I have an answer, underwhelming and honest, but you probably aren’t going to like it. Human beings want to know what is going to happen in the future. They want predictions and when they ask for predictions, they expect to receive predictions. Basketball analytics don’t dispense omens or visions of the future. APBRmetrics do not peel back the veil between this world and the unknown. Basketball analytics, at it’s best, generates a set of probabilities and a set of tendencies. Most statistics-based analysts, if asked in early March who was going to win the National Championship, would have said, “Probably Ohio State.” Were these analysts wrong? No. Ohio State probably had the best chance of winning, but the most likely outcome doesn’t always happen. A probability isn’t a prediction. It’s a tendency, and in an arena when even the most likely of outcomes is rare, predictions based on analytic probabilities may seem little better than blind guessing.
This is the impasse of basketball analytics. We can tell you what is likely to happen, but we can’t tell you what will happen without a crystal ball. Is this a cop out? Maybe, but here’s what I will say: VCU, for all but one critical stretch in their NCAA tournament run, shot 10 percentage points better from beyond the arc than they had all season. Any team that shoots a decent amount of threes and makes them at a 45% clip will win games. The Rams, one of the worst defensive teams coming into the tournament, played tougher defense than anything they had previously demonstrated. Analytics use the past to predict future performance and there wasn’t much in VCU’s past to demonstrate that these performances were even possible. Yet they happened.
Butler didn’t play far above its heads like VCU did, but they rose to the occasion and endured a lucky streak that carried them through their mistakes. Whether it was silly touch fouls from Pittsburgh or poor late shot selection from Florida, Butler managed to win enough in a row to play last Monday night. What does this mean? Does it mean something when you flip a coin and it turns up heads five times in a row? Not really. It’s unlikely for a given set of five throws, but over an increasing number of coin flips, it becomes not just more likely, but inevitable. Am I saying that Butler got lucky on the road to the Final Four? Absolutely, but I am also saying that they were unlucky against Connecticut.

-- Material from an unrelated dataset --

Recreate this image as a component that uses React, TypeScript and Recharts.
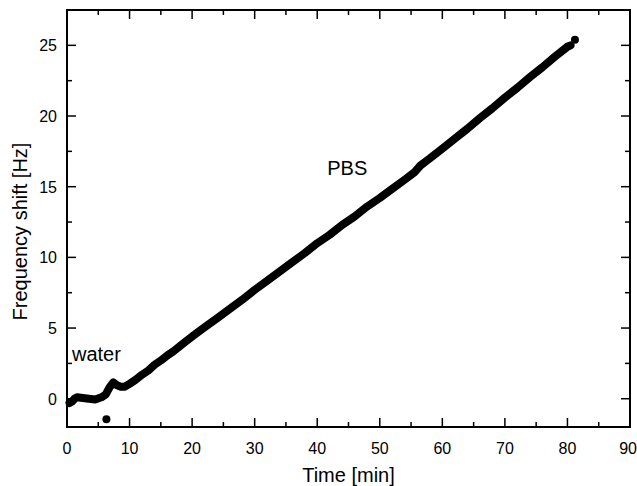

I don’t mean to detract from the Huskies’ legendary, record-setting defensive dominance in the title game, but lots of guys in a Bulldog uniform missed open shots. Sometimes you flip a coin ten times in a row and it comes up heads the first five times. Then the next five times it comes up tails. Shooting averages regress to the mean, and offensive and defensive efficiency, while they certainly fluctuate, tend to drift towards particular means too. Did Butler have a sudden, nasty case of regression to the mean? Probably.
A series of unlikely events led to this wonderfully bizarre and fascinating Final Four, and I don’t mean to take away from the extraordinary coaching job done by all four of the coaches by suggesting that luck played a major role in how events turned out. I don’t mean to make excuses for why people got any particular predictions wrong. I want to instead highlight and celebrate the limits of analytics: there is a wonderful beauty in being able to accurately predict outcomes through statistics and models, but there is a greater beauty in a world that joyfully resists these same predictions, a world that allows peculiar and unlikely events to unfold in spite of their own unlikeliness.